The lone novel by a Latin American author of very short fiction (praised as “the most beautiful stories in the world” by Italo Calvino)—an antic, metafictional send-up of the Mexican literary scene told through the unreliable recollections of an aging critic’s friends, relatives, and attendants.

The one and only novel by renowned Guatemalan writer Augusto Monterroso—Latin America’s most expansive miniaturist, whose tiny, acid, and bracingly surreal narratives Italo Calvino dubbed “the most beautiful stories in the world”—The Rest Is Silence presents the reader with the kaleidoscopic portrait of a provincial Mexican literary critic, one Eduardo Torres: a sort of Don Quixote of the Sunday supplements, whose colossal misreadings are matched only by the scale of his vanity.

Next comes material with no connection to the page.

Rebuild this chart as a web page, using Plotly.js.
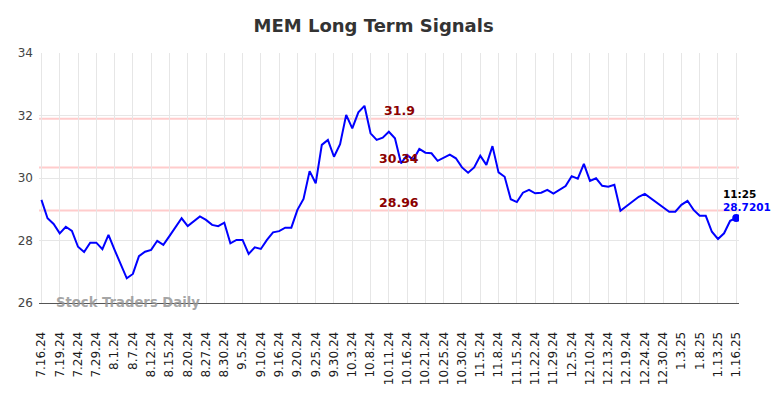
<!DOCTYPE html>
<html>
<head>
<meta charset="utf-8">
<script src="https://cdn.plot.ly/plotly-3.0.1.min.js"></script>
<style>html,body{margin:0;padding:0;background:#fff;}#chart{width:784px;height:398px;}</style>
</head>
<body>
<div id="chart"></div>
<script>
// Dates (trading sessions shown on the chart)
const dates = [
  "7.16.24","7.17.24","7.18.24","7.19.24","7.22.24","7.23.24","7.24.24","7.25.24","7.26.24","7.29.24",
  "7.30.24","7.31.24","8.1.24","8.2.24","8.5.24","8.7.24","8.8.24","8.9.24","8.12.24","8.13.24",
  "8.14.24","8.15.24","8.16.24","8.19.24","8.20.24","8.22.24","8.26.24","8.27.24","8.28.24","8.29.24",
  "8.30.24","9.3.24","9.4.24","9.5.24","9.6.24","9.9.24","9.10.24","9.12.24","9.13.24","9.16.24",
  "9.18.24","9.19.24","9.20.24","9.23.24","9.24.24","9.25.24","9.26.24","9.27.24","9.30.24","10.1.24",
  "10.2.24","10.3.24","10.4.24","10.7.24","10.8.24","10.9.24","10.10.24","10.11.24","10.14.24","10.15.24",
  "10.16.24","10.17.24","10.18.24","10.21.24","10.23.24","10.24.24","10.25.24","10.28.24","10.29.24","10.30.24",
  "10.31.24","11.4.24","11.5.24","11.6.24","11.7.24","11.8.24","11.12.24","11.14.24","11.15.24","11.19.24",
  "11.21.24","11.22.24","11.26.24","11.27.24","11.29.24","12.3.24","12.4.24","12.5.24","12.6.24","12.9.24",
  "12.10.24","12.11.24","12.12.24","12.13.24","12.17.24","12.18.24","12.19.24","12.20.24","12.23.24","12.24.24",
  "12.26.24","12.27.24","12.30.24","12.31.24","1.2.25","1.3.25","1.6.25","1.7.25","1.8.25","1.9.25",
  "1.10.25","1.13.25","1.14.25","1.15.25","1.16.25"
];
const prices = [
  29.30,28.71,28.53,28.23,28.44,28.31,27.80,27.63,27.93,27.93,
  27.72,28.18,27.70,27.27,26.79,26.93,27.50,27.64,27.70,27.99,
  27.86,28.14,28.44,28.71,28.46,28.62,28.77,28.66,28.50,28.46,
  28.57,27.91,28.02,28.02,27.57,27.78,27.73,28.02,28.26,28.30,
  28.41,28.41,28.98,29.33,30.22,29.83,31.06,31.22,30.68,31.08,
  32.02,31.59,32.10,32.31,31.43,31.22,31.29,31.48,31.27,30.47,
  30.74,30.58,30.93,30.81,30.79,30.55,30.66,30.75,30.63,30.34,
  30.17,30.34,30.71,30.42,31.02,30.18,30.04,29.32,29.23,29.53,
  29.62,29.51,29.53,29.62,29.50,29.62,29.74,30.06,29.98,30.45,
  29.91,29.99,29.75,29.72,29.78,28.95,29.10,29.24,29.40,29.49,
  29.35,29.21,29.06,28.92,28.92,29.14,29.27,28.98,28.79,28.79,
  28.28,28.05,28.23,28.63,28.7201
];
const levels = [31.9, 30.34, 28.96];
const levelLabels = ["31.9", "30.34", "28.96"];
const lastTime = "11:25";
const lastValueLabel = "28.7201";
const yTicks = [26, 28, 30, 32, 34];
const tickEvery = 3;

const tickVals = dates.filter((d, i) => i % tickEvery === 0);
const n = dates.length;

const traces = [
  {
    x: dates, y: prices, type: "scatter", mode: "lines",
    line: {color: "#0000ff", width: 2}, hoverinfo: "skip"
  },
  {
    x: [dates[n - 1]], y: [prices[n - 1]], type: "scatter", mode: "markers",
    marker: {color: "#0000ff", size: 8}, hoverinfo: "skip"
  }
];

const shapes = levels.map(v => ({
  type: "line", xref: "paper", x0: 0, x1: 1, yref: "y", y0: v, y1: v,
  line: {color: "#ffcccc", width: 2}, layer: "below"
}));

const annotations = levels.map((v, i) => ({
  x: 58.7, y: v, xref: "x", yref: "y", text: levelLabels[i], showarrow: false,
  yanchor: "bottom", xanchor: "center", yshift: -1,
  font: {family: "DejaVu Sans", size: 12.5, color: "#8b0000", weight: "bold"}
}));
annotations.push({
  x: n - 1, y: prices[n - 1], xref: "x", yref: "y", text: lastTime, showarrow: false,
  xanchor: "left", yanchor: "middle", xshift: -15, yshift: 24,
  font: {family: "DejaVu Sans", size: 10.5, color: "#000000", weight: "bold"}
});
annotations.push({
  x: n - 1, y: prices[n - 1], xref: "x", yref: "y", text: lastValueLabel, showarrow: false,
  xanchor: "left", yanchor: "middle", xshift: -15, yshift: 11,
  font: {family: "DejaVu Sans", size: 10.5, color: "#0000ff", weight: "bold"}
});
annotations.push({
  x: 0.021, xref: "paper", y: 26, yref: "y", text: "Stock Traders Daily", showarrow: false,
  xanchor: "left", yanchor: "middle", yshift: 1,
  font: {family: "DejaVu Sans", size: 13.2, color: "rgba(150,150,150,0.85)", weight: "bold"}
});

const layout = {
  width: 784, height: 398,
  margin: {l: 39, r: 45, t: 53, b: 95, pad: 0},
  paper_bgcolor: "#ffffff", plot_bgcolor: "#ffffff",
  showlegend: false,
  title: {
    text: "MEM Long Term Signals", x: 0.478, xref: "paper", xanchor: "center",
    y: 0.935, yref: "container", yanchor: "middle",
    font: {family: "DejaVu Sans", size: 18, color: "#333333", weight: "bold"}
  },
  xaxis: {
    type: "category", range: [-0.4, n - 1 + 0.45],
    tickmode: "array", tickvals: tickVals, ticktext: tickVals,
    tickangle: -90, ticks: "", ticklabelstandoff: 23,
    tickfont: {family: "DejaVu Sans", size: 12, color: "#1a1a1a", weight: 500},
    showgrid: true, gridcolor: "#e6e6e6", gridwidth: 1,
    showline: true, linecolor: "#555555", linewidth: 1,
    zeroline: false, fixedrange: true
  },
  yaxis: {
    range: [26, 34], tickmode: "array", tickvals: yTicks, ticktext: yTicks.map(String),
    ticks: "", ticklabelstandoff: 5,
    tickfont: {family: "DejaVu Sans", size: 12, color: "#444444"},
    showgrid: true, gridcolor: "#e6e6e6", gridwidth: 1,
    showline: false, zeroline: false, fixedrange: true
  },
  shapes: shapes,
  annotations: annotations
};

Plotly.newPlot("chart", traces, layout, {staticPlot: true, displayModeBar: false});
</script>
</body>
</html>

Presented in the form of a festschrift for the aging writer, this rollicking metafiction offers up a bouquet of highly unreliable reminiscences by Torres’s friends, relations, and servants (their accounts of their subject skewed by envy, ignorance, and sheer malice), along with a generous selection of the savant’s own comically botched attempts at “criticism.”

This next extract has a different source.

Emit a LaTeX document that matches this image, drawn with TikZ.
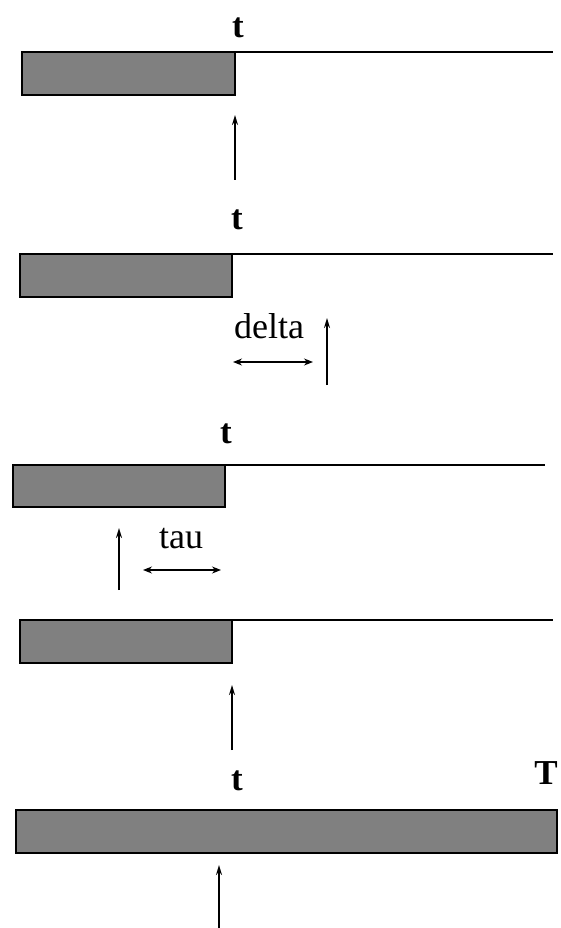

Monterroso’s narrative is a ludicrous dissection of literary self-conceit, a (Groucho) Marxian skewering of the Mexican literary landscape, and perhaps a wry self-portrait by an author profoundly sensible of just how high the stakes of the art of criticism really are—and, consequently, of just how far it has to fall.

Author Biography

Augusto Monterosso (1921–2003) was a writer of Honduran and Guatemalan descent known best for his very short stories, praised as “the most beautiful stories in the world” by Italo Calvino. A central figure of the Latin American Boom generation in the 1960s and 1970s, he lived more than half of his life in Mexico City, where in 1944 he was exiled for his opposition against the Guatemalan dictator Jorge Ubico. He won several major literary awards during his lifetime, including the 1997 Miguel Ángel Asturias National Prize in Literature.

Aaron Kerner completed an MFA at Emerson College, and lives in Cambridge, Massachusetts, where he works as an English teacher at the Commonwealth School. He translated Benedetta Craveri’s The Last Libertines for New York Review Books in 2020.